Your car is equipped with a computer known as the powertrain control module (PCM). This component influences the performance of your engine, ensuring it operates at peak efficiency regardless of driving conditions. The PCM adjusts ignition timing, idle speed, and the amount of fuel allowed into the cylinders based on information it collects during operation.
In order to perform its job, the computer requires assistance. This is the purpose of sensors. Located in different areas throughout your vehicle, several sensors act as scouts. They collect and send data to the powertrain control module, which uses the information to make adjustments.
This article will describe the functions of seven sensors that contribute to your engine’s performance.

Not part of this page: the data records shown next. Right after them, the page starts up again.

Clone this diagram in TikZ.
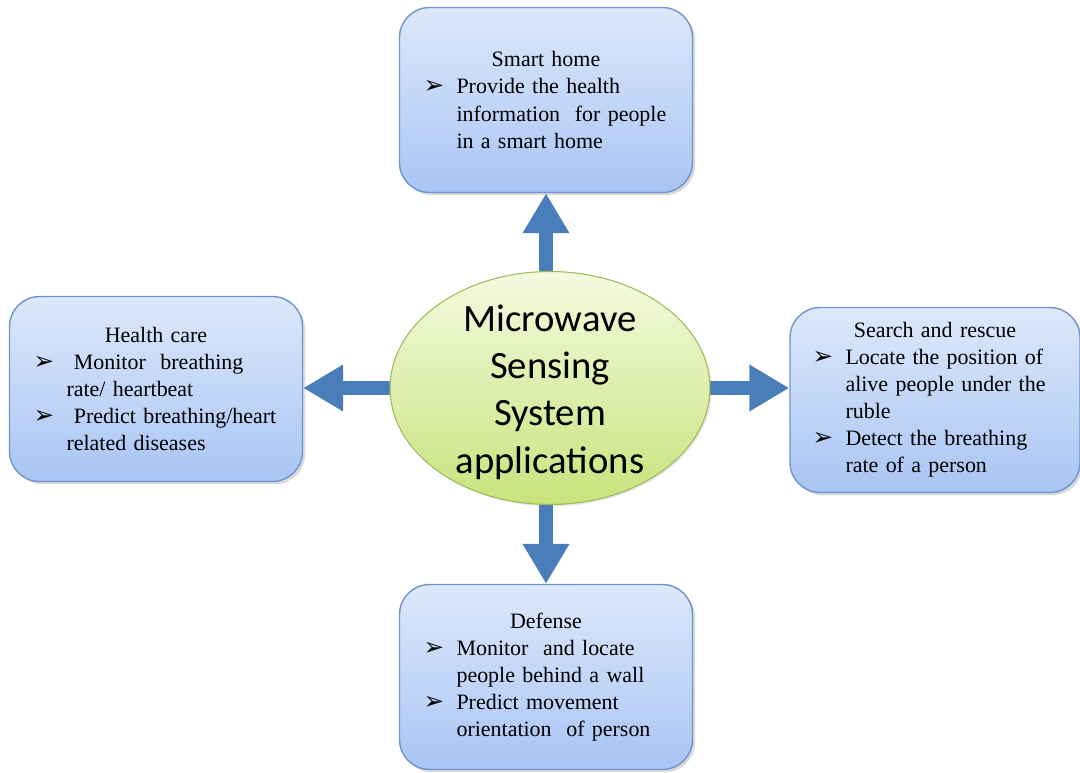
\documentclass[tikz,border=0pt]{standalone}
\usepackage{fontspec}
\setmainfont{Liberation Serif}
\newfontfamily\symfont{DejaVu Sans}
\newfontfamily\calfont{Carlito}
\usetikzlibrary{arrows.meta,positioning,calc,shadows,shapes.geometric,backgrounds}
\definecolor{boxtop}{HTML}{DDE8FB}
\definecolor{boxbot}{HTML}{A9C5F4}
\definecolor{boxline}{HTML}{7094CC}
\definecolor{elltop}{HTML}{F5FADF}
\definecolor{ellbot}{HTML}{C8E37C}
\definecolor{ellline}{HTML}{9CBB5A}
\definecolor{arr}{HTML}{4A7EBB}
\hyphenpenalty=10000
\newlength{\boxtw}
\setlength{\boxtw}{5.3cm}
\newcommand{\bul}{\hspace*{0.2cm}\makebox[0.66cm][l]{\symfont\fontsize{14}{14}\selectfont ➢}}
\newcommand{\ind}{\hspace*{0.86cm}}
\newcommand{\ttl}[1]{\makebox[\boxtw][c]{#1}}

\begin{document}
\begin{tikzpicture}[
  x=0.02cm, y=-0.02cm,
  font=\fontsize{12.5}{15.4}\selectfont,
  appbox/.style={draw=boxline, line width=0.8pt, rounded corners=0.6cm,
    top color=boxtop, bottom color=boxbot, minimum width=5.86cm, minimum height=3.7cm,
    text width=\boxtw, align=left, inner sep=0pt,
    drop shadow={opacity=0.3, shadow xshift=1.5pt, shadow yshift=-1.5pt}},
  hub/.style={ellipse, draw=ellline, line width=0.6pt, top color=elltop, bottom color=ellbot,
    minimum width=6.4cm, minimum height=4.66cm, inner sep=0pt,
    drop shadow={opacity=0.2, shadow xshift=1pt, shadow yshift=-1pt}},
  hubtext/.style={align=center, inner sep=0pt, font=\calfont\fontsize{22}{27}\selectfont},
  flow/.style={draw=arr, line width=0.28cm, -{Triangle[width=0.88cm,length=0.8cm]}},
]
\useasboundingbox (0,0) rectangle (1080,772);
% centre of the diagram
\node[hub] (mss) at (550,388) {};
\node[hubtext] (msstext) at ($(mss.center)+(0,4)$) {Microwave\\Sensing\\System\\applications};
% application boxes
\node[appbox] (smart) at (546,100) {\ttl{Smart home}\\
  \bul Provide the health\\
  \ind information\ \ for people\\
  \ind in a smart home};
\node[appbox] (health) at (156,389) {\ttl{Health care}\\
  \bul\ Monitor\ \ breathing\\
  \ind rate/ heartbeat\\
  \bul\ Predict breathing/heart\\
  \ind related diseases};
\node[appbox, minimum width=5.8cm] (search) at (935,400) {\ttl{Search and rescue}\\
  \bul Locate the position of\\
  \ind alive people under the\\
  \ind ruble\\
  \bul Detect the breathing\\
  \ind rate of a person};
\node[appbox] (defense) at (546,677) {\ttl{Defense}\\
  \bul Monitor\ \ and locate\\
  \ind people behind a wall\\
  \bul Predict movement\\
  \ind orientation\ \ of person};
% arrows
\begin{scope}[on background layer]
\draw[flow] (smart.south |- mss.north) -- (smart.south);
\draw[flow] (defense.north |- mss.south) -- (defense.north);
\draw[flow] (mss.west) -- (mss.west -| health.east);
\draw[flow] (mss.east) -- (mss.east -| search.west);
\end{scope}
\end{tikzpicture}
\end{document}
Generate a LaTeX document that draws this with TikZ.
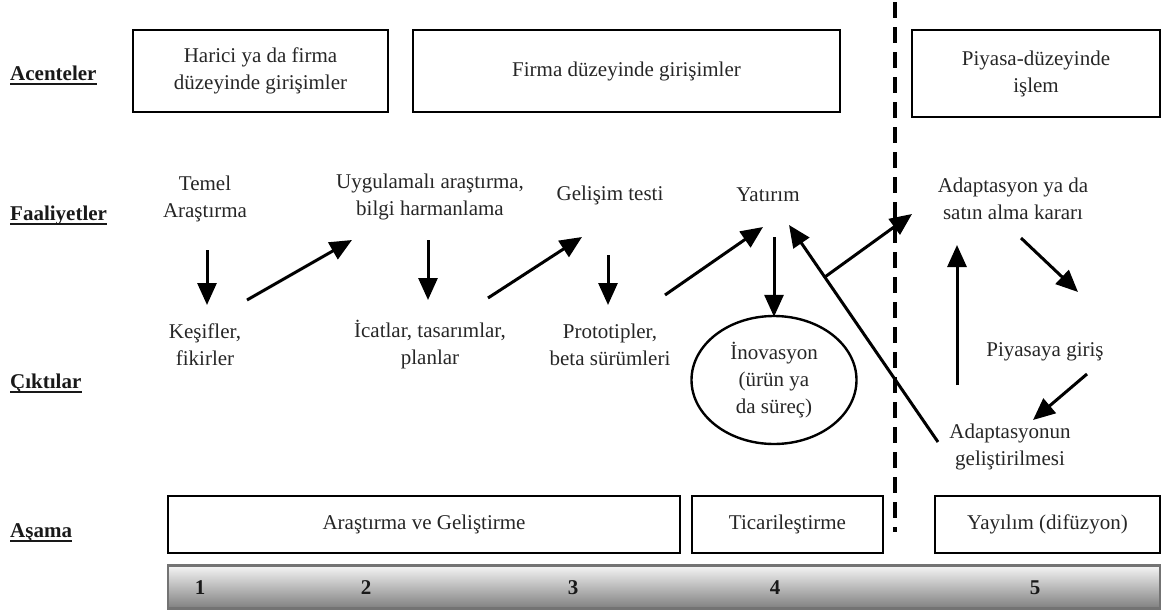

We’ll explain what they do, and the effects of the data they send to the PCM.
In order for the computer to determine how much fuel is required in each of the cylinders, it needs to know how much unburned oxygen is present in the exhaust. This is the purpose of the oxygen sensor (OS). As exhaust gases produced from combustion rush past the OS, the part monitors the level of oxygen, and sends the information to the computer. Too little oxygen suggests a rich air-fuel mix, signaling that less fuel is needed. Too much implies a lean mix, indicating that more is needed.
Throttle Position Sensor
This instrument monitors the position of the throttle as well as the rate at which it opens and closes. It sends the corresponding details to the PCM, which adjusts the level of fuel in the engine. The amount of fuel is modified to accommodate load and the need for acceleration.
Manifold Absolute Pressure Sensor
The manifold absolute pressure (MAP) sensor is responsible for monitoring the level of pressure in the intake manifold. As the pressure changes, the MAP sensor takes note, and forwards the information to the powertrain control module. The PCM uses this data to keep tabs on the amount of engine vacuum present. A higher voltage signals low vacuum, which tells the PCM to increase the level of fuel in the engine. A lower voltage indicates high vacuum, which leads to the opposite effect.
This component monitors the temperature of the coolant that circulates throughout the cooling system. It sends the details to the PCM, alerting it to circumstances that warrant adjustments. When the coolant is hot, the computer might modify one or more settings, including the ignition timing, electric cooling fan, and idle speed.
Mass Airflow Sensor
This instrument measures the rate of airflow into the engine. This information is used by the computer to adjust the amount of air that enters the combustion chambers. The density of air alters due to temperatures changes. The PCM can generate heat, if needed, via a hot wire in the sensor.
Crankshaft Position Sensor
The crankshaft position sensor (CPS) monitors the position and rate at which the crankshaft rotates. The rotations of the crankshaft are influenced by the movements of the pistons inside the cylinders. Each piston is attached to a connecting rod, which in turn is attached to the crankshaft. As the pistons move up and down in their respective cylinders, the connecting rods cause this component to turn.
The powertrain control module uses data from the CPS to make adjustments to ignition timing as well as the timing of the fuel injectors.
This sensor is responsible for monitoring the cylinders, and detecting instances of spark knock (also called detonation). If knocking occurs, the information is transmitted to the PCM, which adjusts ignition timing to resolve the problem.
In addition to the seven sensors described above, there are others that help your car’s computer improve the performance of your engine. They measure manifold air temperature, barometric pressure, and vehicle speed. If any of these components fail, it is important to have them replaced quickly. Without them, the powertrain control module will be unable to correctly manage your engine’s operation.